Given data
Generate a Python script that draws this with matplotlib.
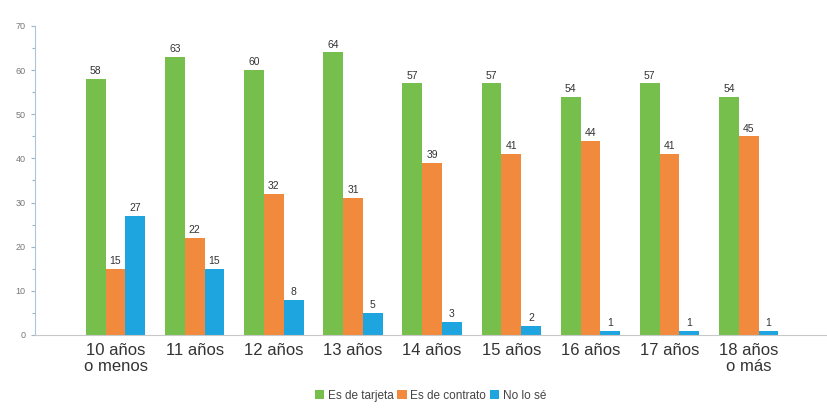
import numpy as np
import matplotlib
matplotlib.use('Agg')
import matplotlib.pyplot as plt
from matplotlib.ticker import MultipleLocator

# data
edades = ['10 años\no menos', '11 años', '12 años', '13 años', '14 años',
          '15 años', '16 años', '17 años', '18 años\no más']
tarjeta = [58, 63, 60, 64, 57, 57, 54, 57, 54]
contrato = [15, 22, 32, 31, 39, 41, 44, 41, 45]
no_se = [27, 15, 8, 5, 3, 2, 1, 1, 1]
series_names = ['Es de tarjeta', 'Es de contrato', 'No lo sé']

colores = ['#76bf4c', '#f28a3e', '#1ea4df']

plt.rcParams['font.family'] = ['Liberation Sans', 'DejaVu Sans']

fig = plt.figure(figsize=(8.28, 4.12), dpi=100)
ax = fig.add_axes([0.042, 0.187, 0.955, 0.75])

x = np.arange(len(edades))
w = 0.25
for k, (vals, nombre, c) in enumerate(zip([tarjeta, contrato, no_se], series_names, colores)):
    bars = ax.bar(x + (k - 1) * w, vals, w, color=c, label=nombre)
    for b, v in zip(bars, vals):
        ax.text(b.get_x() + b.get_width() / 2, v + 0.6, str(v),
                ha='center', va='bottom', fontsize=7.5, color='#333333')

ax.set_xlim(-1.02, 8.97)
ax.set_ylim(0, 70)
ax.yaxis.set_major_locator(MultipleLocator(10))
ax.yaxis.set_minor_locator(MultipleLocator(5))
ax.tick_params(axis='y', which='both', labelsize=6.5, colors='#9fb6c8',
               labelcolor='#777777', length=3, width=0.8)
ax.tick_params(axis='y', which='minor', length=2)

ax.set_xticks(x)
ax.set_xticklabels(edades, fontsize=12, color='#333333', linespacing=1.1)
ax.tick_params(axis='x', length=0, pad=6)

for s in ['top', 'right']:
    ax.spines[s].set_visible(False)
ax.spines['left'].set_color('#a9c6de')
ax.spines['bottom'].set_color('#c8c8c8')

fig.legend(loc='center', bbox_to_anchor=(0.52, 0.04), ncol=3, frameon=False,
           fontsize=8.5, handlelength=0.8, handleheight=0.8, handletextpad=0.3,
           columnspacing=0.3, labelcolor='#444444')

fig.savefig('out.png', dpi=100, facecolor='white')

Given task
Give back exactly the lines from the first line of the data through the line with "ax.spines['bottom'].set_color('#c8c8c8')", pictures excluded.

The response
Generate a Python script that draws this with matplotlib.
import numpy as np
import matplotlib
matplotlib.use('Agg')
import matplotlib.pyplot as plt
from matplotlib.ticker import MultipleLocator

# data
edades = ['10 años\no menos', '11 años', '12 años', '13 años', '14 años',
          '15 años', '16 años', '17 años', '18 años\no más']
tarjeta = [58, 63, 60, 64, 57, 57, 54, 57, 54]
contrato = [15, 22, 32, 31, 39, 41, 44, 41, 45]
no_se = [27, 15, 8, 5, 3, 2, 1, 1, 1]
series_names = ['Es de tarjeta', 'Es de contrato', 'No lo sé']

colores = ['#76bf4c', '#f28a3e', '#1ea4df']

plt.rcParams['font.family'] = ['Liberation Sans', 'DejaVu Sans']

fig = plt.figure(figsize=(8.28, 4.12), dpi=100)
ax = fig.add_axes([0.042, 0.187, 0.955, 0.75])

x = np.arange(len(edades))
w = 0.25
for k, (vals, nombre, c) in enumerate(zip([tarjeta, contrato, no_se], series_names, colores)):
    bars = ax.bar(x + (k - 1) * w, vals, w, color=c, label=nombre)
    for b, v in zip(bars, vals):
        ax.text(b.get_x() + b.get_width() / 2, v + 0.6, str(v),
                ha='center', va='bottom', fontsize=7.5, color='#333333')

ax.set_xlim(-1.02, 8.97)
ax.set_ylim(0, 70)
ax.yaxis.set_major_locator(MultipleLocator(10))
ax.yaxis.set_minor_locator(MultipleLocator(5))
ax.tick_params(axis='y', which='both', labelsize=6.5, colors='#9fb6c8',
               labelcolor='#777777', length=3, width=0.8)
ax.tick_params(axis='y', which='minor', length=2)

ax.set_xticks(x)
ax.set_xticklabels(edades, fontsize=12, color='#333333', linespacing=1.1)
ax.tick_params(axis='x', length=0, pad=6)

for s in ['top', 'right']:
    ax.spines[s].set_visible(False)
ax.spines['left'].set_color('#a9c6de')
ax.spines['bottom'].set_color('#c8c8c8')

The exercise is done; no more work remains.